Greene, who has given an increasingly bizarre series of interviews to the national media, indicates that he’s trying to sharpen his campaign rhetoric. “I’m the best candidate in the US race for Senate,” Greene said. “Hold on, let me get this right—I’m the best candidate in the United States race in South Carolina. And let’s stop my opponent and the Republicans from reversing forward progress in South Carolina.”

When asked about the attempts by his primary opponent Vic Rawl to contest the results of the election, Greene cut me off and hung up the phone.

Earlier on Monday, Rawl filed a protest with the South Carolina Democratic Party demanding an investigation of the results. A statement from Rawl said there was “a cloud over Tuesday election,” alleging that early analysis had indicated “irregularities” and that the campaign had received reports of “extremely unusual incidents” at the polls.

“These range from voters who repeatedly pressed the screen for me only to have the other candidate’s name appear, to poll workers who had to change program cards multiple times, to at least one voter in the Republican primary who had the Democratic U.S. Senate race appear on her ballot,” Rawl said in the statement, prompting voters who had experienced problems to call the campaign’s “Election Integrity Hotline.” Rawl’s campaign also noted that there was a strange disparity between the absentee votes, who favored Rawl, and the in-person ballots, as well as long-standing troubles with South Carolina’s touch-screen voting machines. (Political scientists and electoral experts are also scratching their heads to explain Greene’s win.

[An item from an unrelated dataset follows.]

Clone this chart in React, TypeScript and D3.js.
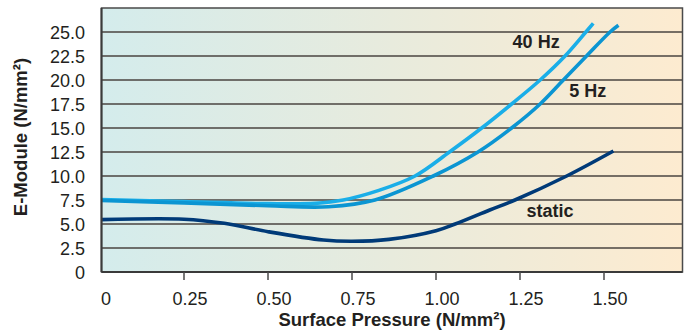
import React from "react";
import * as d3 from "d3";

const xTicks = [0, 0.25, 0.5, 0.75, 1.0, 1.25, 1.5];
const xTickLabels = ["0", "0.25", "0.50", "0.75", "1.00", "1.25", "1.50"];
const yTicks = [0, 2.5, 5, 7.5, 10, 12.5, 15, 17.5, 20, 22.5, 25];
const yTickLabels = ["0", "2.5", "5.0", "7.5", "10.0", "12.5", "15.0", "17.5", "20.0", "22.5", "25.0"];

const x40 = [0, 0.25, 0.5, 0.64, 0.724, 0.83, 0.9375, 1.04, 1.136, 1.225, 1.31, 1.384, 1.446, 1.468];
const y40 = [7.55, 7.33, 7.12, 7.15, 7.5, 8.5, 10.0, 12.5, 15.0, 17.5, 20.0, 22.5, 25.0, 25.9];

const x5 = [0, 0.25, 0.5, 0.68, 0.818, 0.992, 1.125, 1.225, 1.31, 1.379, 1.448, 1.518, 1.543];
const y5 = [7.45, 7.2, 6.9, 6.8, 7.5, 10.0, 12.5, 15.0, 17.5, 20.0, 22.5, 25.0, 25.7];

const xStatic = [0, 0.25, 0.37, 0.5, 0.665, 0.75, 0.86, 1.0, 1.057, 1.16, 1.235, 1.389, 1.528];
const yStatic = [5.45, 5.5, 5.07, 4.2, 3.33, 3.2, 3.4, 4.3, 5.0, 6.46, 7.5, 10.0, 12.6];

const seriesNames = ["40 Hz", "5 Hz", "static"];
const labelX = [1.298, 1.452, 1.339];
const labelY = [23.85, 18.75, 6.25];

const W = 684;
const H = 330;
const left = 101.5;
const right = 682.5;
const top = 8;
const bottom = 272;

export default function App() {
  const x = d3.scaleLinear().domain([0, 1.5]).range([100, 604]);
  const y = d3.scaleLinear().domain([0, 27.5]).range([bottom, top]);
  const line = d3
    .line<[number, number]>()
    .x((d) => x(d[0]))
    .y((d) => y(d[1]))
    .curve(d3.curveCatmullRom.alpha(0.5));

  const series = [
    { name: seriesNames[0], xs: x40, ys: y40, color: "#1aaee8" },
    { name: seriesNames[1], xs: x5, ys: y5, color: "#0b95d2" },
    { name: seriesNames[2], xs: xStatic, ys: yStatic, color: "#003a78" },
  ];

  const font = "'Liberation Sans', Arial, Helvetica, sans-serif";
  const textColor = "#231f20";

  return (
    <svg
      width={W}
      height={H}
      style={{ position: "absolute", left: 0, top: 0, background: "#fff" }}
      fontFamily={font}
    >
      <defs>
        <linearGradient id="bg" x1="0" y1="0" x2="1" y2="0">
          <stop offset="0" stopColor="#d4ecec" />
          <stop offset="0.5" stopColor="#e8ebdd" />
          <stop offset="1" stopColor="#fdebd0" />
        </linearGradient>
        <clipPath id="clip">
          <rect x={left} y={top} width={right - left} height={bottom - top} />
        </clipPath>
      </defs>
      <rect x={left} y={top} width={right - left} height={bottom - top} fill="url(#bg)" />
      {yTicks.slice(1).map((t) => (
        <line key={t} x1={left} x2={right} y1={y(t)} y2={y(t)} stroke="#4a4541" strokeWidth={1.6} />
      ))}
      <g clipPath="url(#clip)">
        {series.map((s) => (
          <path
            key={s.name}
            d={line(s.xs.map((v, i) => [v, s.ys[i]] as [number, number])) || ""}
            fill="none"
            stroke={s.color}
            strokeWidth={3.6}
          />
        ))}
      </g>
      <rect x={left} y={top} width={right - left} height={bottom - top} fill="none" stroke="#4a4a4a" strokeWidth={1.5} />
      <line x1={left} x2={left} y1={top} y2={bottom} stroke="#3a3a3a" strokeWidth={2} />
      <line x1={left} x2={right} y1={bottom} y2={bottom} stroke="#3a3a3a" strokeWidth={2} />
      {xTicks.slice(1).map((t) => (
        <line key={t} x1={x(t)} x2={x(t)} y1={bottom} y2={bottom + 8} stroke="#4a4a4a" strokeWidth={1.5} />
      ))}
      {xTicks.map((t, i) => (
        <text key={t} x={x(t) + 6} y={305} textAnchor="middle" fontSize={18} fill={textColor}>
          {xTickLabels[i]}
        </text>
      ))}
      {yTicks.map((t, i) => (
        <text key={t} x={85} y={y(t) + 2.5} textAnchor="end" dominantBaseline="middle" fontSize={18} fill={textColor}>
          {yTickLabels[i]}
        </text>
      ))}
      {series.map((s, i) => (
        <text
          key={s.name + "l"}
          x={x(labelX[i])}
          y={y(labelY[i])}
          textAnchor="middle"
          dominantBaseline="middle"
          fontSize={18}
          fontWeight="bold"
          fill={textColor}
        >
          {s.name}
        </text>
      ))}
      <text x={392} y={326} textAnchor="middle" fontSize={18.5} fontWeight="bold" fill={textColor}>
        Surface Pressure (N/mm²)
      </text>
      <text
        transform="translate(22,137) rotate(-90)"
        textAnchor="middle"
        dominantBaseline="middle"
        fontSize={18.5}
        fontWeight="bold"
        fill={textColor}
      >
        E-Module (N/mm²)
      </text>
    </svg>
  );
}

Check out their latest theories at fivethirtyeight and The Monkey Cage.)

Citizens for Responsibility and Ethics in Washington, a watchdog group, is also planning to file a complaint on Tuesday against Greene and other candidates for failing to file requisite campaign finance reports with the Federal Election Commission.

Meanwhile, the accuser behind Greene’s felony obscenity charge and her mother are making good on their promise to go on the attack against the candidate, making their first broadcast TV appearance this weekend on Fox News this weekend. As TPM explains, the charge against Greene is extremely unusual—though the obscenity law is on the books across the country, it’s rarely enforced. The accuser, Camille McCoy, is a white Republican, and Greene is black—a reality that will surely prompt even more questions about South Carolina’s mystery man.